Exercise aim:
Images appear in the records below; leave them out and repeat everything else exactly.

(Code that draws figures)
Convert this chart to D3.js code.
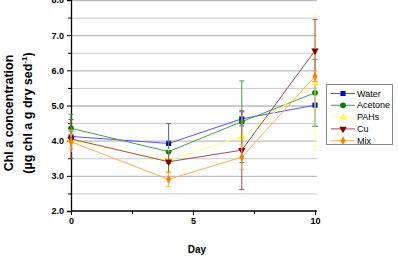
<!DOCTYPE html>
<html><head><meta charset="utf-8">
<script src="https://cdn.jsdelivr.net/npm/d3@7"></script>
<style>body{margin:0;background:#fff}svg{display:block}text{font-family:"Liberation Sans",Arial,sans-serif}</style>
</head><body><svg id="c" width="398" height="263"></svg>
<script>
const days = [0, 4, 7, 10];
const seriesNames = ["Water", "Acetone", "PAHs", "Cu", "Mix"];
const water = [4.12, 3.92, 4.62, 5.01];
const waterErr = [0.15, 0.57, 0.2, 0.6];
const acetone = [4.35, 3.69, 4.54, 5.36];
const acetoneErr = [0.4, 0.3, 1.16, 0.95];
const pahs = [4.0, 3.45, 4.11, 5.65];
const pahsErr = [0.3, 0.3, 0.6, 1.92];
const cu = [4.05, 3.4, 3.73, 6.56];
const cuErr = [0.55, 0.3, 1.12, 0.88];
const mix = [3.97, 2.9, 3.53, 5.83];
const mixErr = [0.2, 0.2, 0.35, 0.15];
const yTicks = [2, 3, 4, 5, 6, 7, 8];
const xTicks = [0, 5, 10];

const svg = d3.select("#c");
const x = d3.scaleLinear().domain([0, 10]).range([71, 315]);
const y = d3.scaleLinear().domain([2, 8]).range([211, 0]);

const series = [
  {name: "Water", v: water, e: waterErr, c: "#0000cc", lc: "#5555ee", m: "square"},
  {name: "Acetone", v: acetone, e: acetoneErr, c: "#008000", lc: "#44a044", m: "circle"},
  {name: "PAHs", v: pahs, e: pahsErr, c: "#ffff33", lc: "#ffff88", m: "triangle"},
  {name: "Cu", v: cu, e: cuErr, c: "#800000", lc: "#a05050", m: "tridown"},
  {name: "Mix", v: mix, e: mixErr, c: "#ff8000", lc: "#ffaa55", m: "diamond"}
];

// gridlines every 0.5
const grid = d3.range(2.5, 8.01, 0.5);
svg.append("g").selectAll("line").data(grid).join("line")
  .attr("x1", x(0)).attr("x2", 317)
  .attr("y1", d => y(d) + 0.5).attr("y2", d => y(d) + 0.5)
  .attr("stroke", d => (Math.round(d*2) % 2 === 0) ? "#bdbdbd" : "#c8c8c8")
  .attr("stroke-width", d => (Math.round(d*2) % 2 === 0) ? 1.3 : 1);

// axes
const yAxis = d3.axisLeft(y).tickValues(yTicks).tickFormat(d3.format(".1f")).tickSize(4).tickPadding(3);
const gy = svg.append("g").attr("transform", "translate(71,0)").call(yAxis);
gy.select(".domain").attr("stroke", "#000").attr("stroke-width", 1.3);
gy.selectAll("text").attr("font-size", 9).attr("font-weight", "bold").attr("fill", "#000");
const yMinor = d3.axisLeft(y).tickValues(d3.range(2.5, 8, 1)).tickFormat("").tickSize(3);
svg.append("g").attr("transform", "translate(71,0)").call(yMinor).select(".domain").remove();

const xAxis = d3.axisBottom(x).tickValues(xTicks).tickFormat(d3.format("d")).tickSize(4).tickPadding(3);
const gx = svg.append("g").attr("transform", "translate(0,211)").call(xAxis);
gx.select(".domain").attr("stroke", "#000").attr("stroke-width", 1.3).attr("d", "M71,0H317");
gx.selectAll("text").attr("font-size", 9).attr("font-weight", "bold").attr("fill", "#000");
const xMinor = d3.axisBottom(x).tickValues([2.5, 7.5]).tickFormat("").tickSize(3);
svg.append("g").attr("transform", "translate(0,211)").call(xMinor).select(".domain").remove();

function sym(m) {
  const t = {square: d3.symbolSquare, circle: d3.symbolCircle, triangle: d3.symbolTriangle, tridown: d3.symbolTriangle, diamond: d3.symbolDiamond}[m];
  const s = {square: 26, circle: 26, triangle: 24, tridown: 24, diamond: 22}[m];
  return d3.symbol().type(t).size(s)();
}

const line = d3.line().x((d, i) => x(days[i])).y(d => y(d));

series.forEach(s => {
  const g = svg.append("g");
  // error bars
  days.forEach((d, i) => {
    const cx = x(d), top = y(s.v[i] + s.e[i]), bot = y(s.v[i] - s.e[i]);
    g.append("line").attr("x1", cx).attr("x2", cx).attr("y1", top).attr("y2", bot).attr("stroke", s.lc).attr("stroke-width", 1);
    [top, bot].forEach(yy => g.append("line").attr("x1", cx - 2.5).attr("x2", cx + 2.5).attr("y1", yy).attr("y2", yy).attr("stroke", s.lc).attr("stroke-width", 1));
  });
  g.append("path").attr("d", line(s.v)).attr("fill", "none").attr("stroke", s.lc).attr("stroke-width", 1);
  g.selectAll("path.m").data(s.v).join("path").attr("class", "m")
    .attr("d", sym(s.m))
    .attr("transform", (v, i) => `translate(${x(days[i])},${y(v)})` + (s.m === "tridown" ? " rotate(180)" : ""))
    .attr("fill", s.c);
});

// legend
const lg = svg.append("g");
lg.append("rect").attr("x", 326.5).attr("y", 84.5).attr("width", 66).attr("height", 60)
  .attr("fill", "#fff").attr("stroke", "#888").attr("stroke-width", 1);
series.forEach((s, i) => {
  const ly = 93.5 + i * 11.8;
  lg.append("line").attr("x1", 331).attr("x2", 355).attr("y1", ly).attr("y2", ly).attr("stroke", s.lc).attr("stroke-width", 1);
  lg.append("path").attr("d", sym(s.m)).attr("transform", `translate(343,${ly})` + (s.m === "tridown" ? " rotate(180)" : "")).attr("fill", s.c);
  lg.append("text").attr("x", 357).attr("y", ly).attr("dy", "0.35em").attr("font-size", 9).attr("fill", "#000").text(s.name);
});

// titles
svg.append("text").attr("x", 197).attr("y", 249).attr("dy", "0.35em").attr("text-anchor", "middle")
  .attr("font-size", 10).attr("font-weight", "bold").text("Day");
const yt = svg.append("text").attr("transform", "translate(13,113) rotate(-90)").attr("text-anchor", "middle")
  .attr("font-size", 12.5).attr("font-weight", "bold");
yt.append("tspan").attr("x", 0).attr("y", 0).text("Chl a concentration");
const t2 = yt.append("tspan").attr("x", 0).attr("y", 19);
t2.append("tspan").text("(µg chl a g dry sed");
t2.append("tspan").attr("dy", -5).attr("font-size", 8).text("-1");
t2.append("tspan").attr("dy", 5).text(")");
</script></body></html>
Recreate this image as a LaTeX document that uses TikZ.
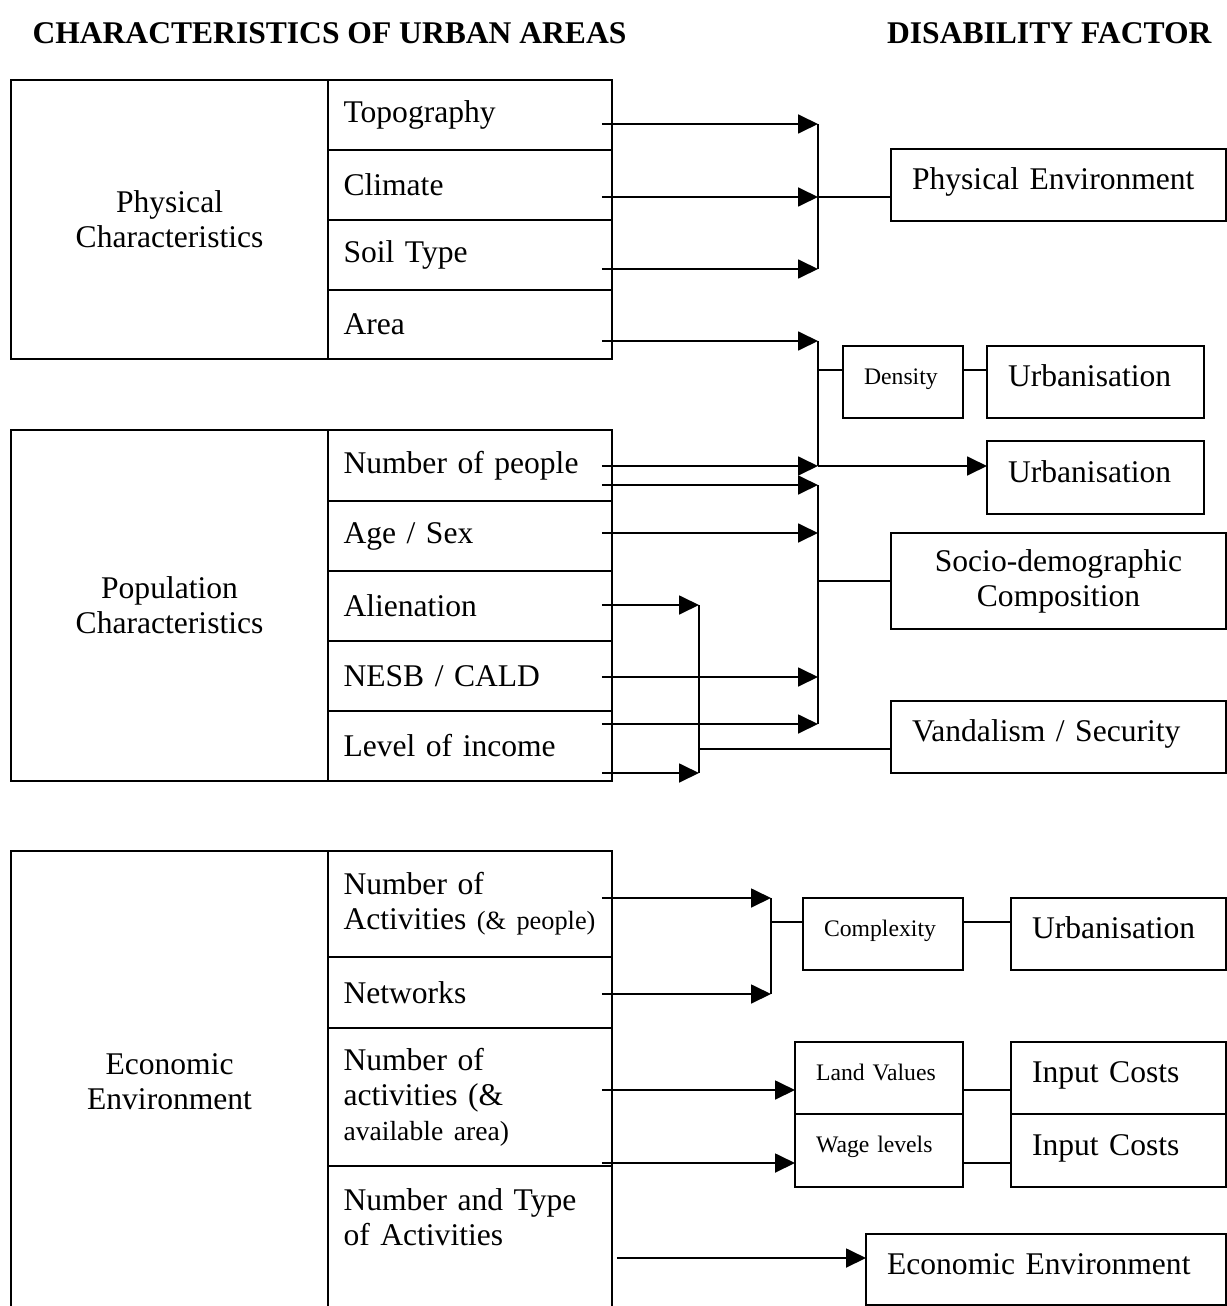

The result:
Convert this chart to D3.js code.
<!DOCTYPE html>
<html><head><meta charset="utf-8">
<script src="https://cdn.jsdelivr.net/npm/d3@7"></script>
<style>body{margin:0;background:#fff}svg{display:block}text{font-family:"Liberation Sans",Arial,sans-serif}</style>
</head><body><svg id="c" width="398" height="263"></svg>
<script>
const days = [0, 4, 7, 10];
const seriesNames = ["Water", "Acetone", "PAHs", "Cu", "Mix"];
const water = [4.12, 3.92, 4.62, 5.01];
const waterErr = [0.15, 0.57, 0.2, 0.6];
const acetone = [4.35, 3.69, 4.54, 5.36];
const acetoneErr = [0.4, 0.3, 1.16, 0.95];
const pahs = [4.0, 3.45, 4.11, 5.65];
const pahsErr = [0.3, 0.3, 0.6, 1.92];
const cu = [4.05, 3.4, 3.73, 6.56];
const cuErr = [0.55, 0.3, 1.12, 0.88];
const mix = [3.97, 2.9, 3.53, 5.83];
const mixErr = [0.2, 0.2, 0.35, 0.15];
const yTicks = [2, 3, 4, 5, 6, 7, 8];
const xTicks = [0, 5, 10];

const svg = d3.select("#c");
const x = d3.scaleLinear().domain([0, 10]).range([71, 315]);
const y = d3.scaleLinear().domain([2, 8]).range([211, 0]);

const series = [
  {name: "Water", v: water, e: waterErr, c: "#0000cc", lc: "#5555ee", m: "square"},
  {name: "Acetone", v: acetone, e: acetoneErr, c: "#008000", lc: "#44a044", m: "circle"},
  {name: "PAHs", v: pahs, e: pahsErr, c: "#ffff33", lc: "#ffff88", m: "triangle"},
  {name: "Cu", v: cu, e: cuErr, c: "#800000", lc: "#a05050", m: "tridown"},
  {name: "Mix", v: mix, e: mixErr, c: "#ff8000", lc: "#ffaa55", m: "diamond"}
];

// gridlines every 0.5
const grid = d3.range(2.5, 8.01, 0.5);
svg.append("g").selectAll("line").data(grid).join("line")
  .attr("x1", x(0)).attr("x2", 317)
  .attr("y1", d => y(d) + 0.5).attr("y2", d => y(d) + 0.5)
  .attr("stroke", d => (Math.round(d*2) % 2 === 0) ? "#bdbdbd" : "#c8c8c8")
  .attr("stroke-width", d => (Math.round(d*2) % 2 === 0) ? 1.3 : 1);

// axes
const yAxis = d3.axisLeft(y).tickValues(yTicks).tickFormat(d3.format(".1f")).tickSize(4).tickPadding(3);
const gy = svg.append("g").attr("transform", "translate(71,0)").call(yAxis);
gy.select(".domain").attr("stroke", "#000").attr("stroke-width", 1.3);
gy.selectAll("text").attr("font-size", 9).attr("font-weight", "bold").attr("fill", "#000");
const yMinor = d3.axisLeft(y).tickValues(d3.range(2.5, 8, 1)).tickFormat("").tickSize(3);
svg.append("g").attr("transform", "translate(71,0)").call(yMinor).select(".domain").remove();

const xAxis = d3.axisBottom(x).tickValues(xTicks).tickFormat(d3.format("d")).tickSize(4).tickPadding(3);
const gx = svg.append("g").attr("transform", "translate(0,211)").call(xAxis);
gx.select(".domain").attr("stroke", "#000").attr("stroke-width", 1.3).attr("d", "M71,0H317");
gx.selectAll("text").attr("font-size", 9).attr("font-weight", "bold").attr("fill", "#000");
const xMinor = d3.axisBottom(x).tickValues([2.5, 7.5]).tickFormat("").tickSize(3);
svg.append("g").attr("transform", "translate(0,211)").call(xMinor).select(".domain").remove();

function sym(m) {
  const t = {square: d3.symbolSquare, circle: d3.symbolCircle, triangle: d3.symbolTriangle, tridown: d3.symbolTriangle, diamond: d3.symbolDiamond}[m];
  const s = {square: 26, circle: 26, triangle: 24, tridown: 24, diamond: 22}[m];
  return d3.symbol().type(t).size(s)();
}

const line = d3.line().x((d, i) => x(days[i])).y(d => y(d));

series.forEach(s => {
  const g = svg.append("g");
  // error bars
  days.forEach((d, i) => {
    const cx = x(d), top = y(s.v[i] + s.e[i]), bot = y(s.v[i] - s.e[i]);
    g.append("line").attr("x1", cx).attr("x2", cx).attr("y1", top).attr("y2", bot).attr("stroke", s.lc).attr("stroke-width", 1);
    [top, bot].forEach(yy => g.append("line").attr("x1", cx - 2.5).attr("x2", cx + 2.5).attr("y1", yy).attr("y2", yy).attr("stroke", s.lc).attr("stroke-width", 1));
  });
  g.append("path").attr("d", line(s.v)).attr("fill", "none").attr("stroke", s.lc).attr("stroke-width", 1);
  g.selectAll("path.m").data(s.v).join("path").attr("class", "m")
    .attr("d", sym(s.m))
    .attr("transform", (v, i) => `translate(${x(days[i])},${y(v)})` + (s.m === "tridown" ? " rotate(180)" : ""))
    .attr("fill", s.c);
});

// legend
const lg = svg.append("g");
lg.append("rect").attr("x", 326.5).attr("y", 84.5).attr("width", 66).attr("height", 60)
  .attr("fill", "#fff").attr("stroke", "#888").attr("stroke-width", 1);
series.forEach((s, i) => {
  const ly = 93.5 + i * 11.8;
  lg.append("line").attr("x1", 331).attr("x2", 355).attr("y1", ly).attr("y2", ly).attr("stroke", s.lc).attr("stroke-width", 1);
  lg.append("path").attr("d", sym(s.m)).attr("transform", `translate(343,${ly})` + (s.m === "tridown" ? " rotate(180)" : "")).attr("fill", s.c);
  lg.append("text").attr("x", 357).attr("y", ly).attr("dy", "0.35em").attr("font-size", 9).attr("fill", "#000").text(s.name);
});

// titles
svg.append("text").attr("x", 197).attr("y", 249).attr("dy", "0.35em").attr("text-anchor", "middle")
  .attr("font-size", 10).attr("font-weight", "bold").text("Day");
const yt = svg.append("text").attr("transform", "translate(13,113) rotate(-90)").attr("text-anchor", "middle")
  .attr("font-size", 12.5).attr("font-weight", "bold");
yt.append("tspan").attr("x", 0).attr("y", 0).text("Chl a concentration");
const t2 = yt.append("tspan").attr("x", 0).attr("y", 19);
t2.append("tspan").text("(µg chl a g dry sed");
t2.append("tspan").attr("dy", -5).attr("font-size", 8).text("-1");
t2.append("tspan").attr("dy", 5).text(")");
</script></body></html>
Recreate this image as a LaTeX document that uses TikZ.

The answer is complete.